Koalisi Kawal RUU Masyarakat Adat Desak Negara Sahkan Regulasi Perlindungan Adat
Ambon, Pelita Maluku – Koalisi Kawal Rancangan Undang-Undang Masyarakat Adat wilayah Maluku menggelar Konsolidasi dan Diskusi Publik, terkait percepatan pembahasan RUU Masyarakat Adat untuk memperkuat pengakuan dan perlindungan hak-hak masyarakat adat, selasa (2/12/2025) di Lantai VI Kantor Gubernur Maluku
Forum ini menghadirkan perwakilan masyarakat adat, akademisi, organisasi masyarakat sipil, anggota DPRD/DPD RI, dan berbagai pemangku kepentingan.
Dalam forum tersebut Nuha Matoke, Perempuan asal Suku Nuaulu mengemukakan bahwa meski negara telah mengakui keberadaan masyarakat adat sejak 1945, praktiknya masyarakat adat masih terpinggirkan, kehilangan hak atas tanah, dan tidak mendapatkan ruang menentukan masa depan mereka.
Ia menilai praktik industri ekstraktif dan pengalihan fungsi kawasan hutan telah memicu krisis ekologis yang berdampak langsung pada masyarakat adat.
“Perampasan lahan membuat ruang hidup semakin sempit dan komunitas adat tergusur dari identitas kebudayaannya,” ujarnya.
Sementara itu Sekretaris Majelis Latupatti Provinsi Maluk, Adat Provinsi Maluku, Decky Tanasale menegaskan bahwa masyarakat adat di Maluku memiliki struktur pemerintahan adat dan sistem penyelesaian hukum sendiri. Namun, pengakuan administratif masih menjadi kendala akibat minimnya informasi, proses registrasi yang berbelit, dan kurangnya dukungan pemerintah daerah.
Disamping itu, Koordinator Koalisi Kawal RUU Masyarakat Adat wilayah Maluku, Apriska T. Henan, menyoroti persoalan ketimpangan gender dalam struktur adat.
Menurutnya, sistem adat yang maskulin membuat perempuan kerap tersisih dari pengambilan keputusan, termasuk dalam isu krusial seperti sanitasi dan kesehatan reproduksi.
“Bahkan kasus kekerasan seksual banyak diselesaikan melalui denda adat tanpa mengutamakan hak korban,” tegasnya.

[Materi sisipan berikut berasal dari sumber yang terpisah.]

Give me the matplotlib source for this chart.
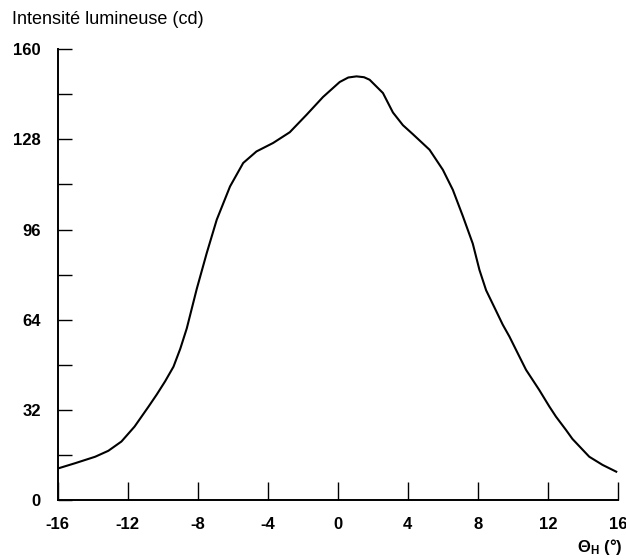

Lusi Pelouw dari Jaringan Masyarakat Sipil Gerakan Bersama Perempuan Maluku menambahkan bahwa praktik penyelesaian kekerasan seksual melalui jalur adat berlangsung secara tertutup bertahun-tahun dan membuat perempuan tidak terlindungi secara hukum.
Di sisi lain, masyarakat adat tetap menjadi benteng penjaga lingkungan.
Elsa dari Warisan Pemuda Adat Seram Barat menegaskan bahwa kearifan lokal dalam pengelolaan hutan dan laut adalah praktik perlindungan alam yang terbukti menjaga ekosistem. Namun, berbagai kasus mengancam keberlanjutan masyarakat adat, termasuk tambang di Pulau Romang dan berbagai proyek industri lainnya.
Ketua Gerakan Pembangunan Bumi MBD, Helmy Natro , mengkritik minimnya pemberitaan media mengenai perspektif masyarakat adat.
Menurutnya, isu masyarakat adat di Maluku sering dikonsumsi dari sudut pandang masyarakat urban, bukan dari realitas komunitas adat sebagai warga negara yang berhak atas keadilan pembangunan.
Konsolidasi dan Diskusi Publik ini juga bertepatan dengan kampanye 16 Hari Anti Kekerasan Terhadap Perempuan, sebagai momentum menegaskan peran perempuan adat dalam advokasi regulasi.
Koalisi Kawal RUU Masyarakat Adat menegaskan bahwa pengesahan RUU Masyarakat Adat adalah kewajiban konstitusi karena regulasi ini akan memperkuat pengakuan, posisi, dan perlindungan hak-hak masyarakat adat di Indonesia.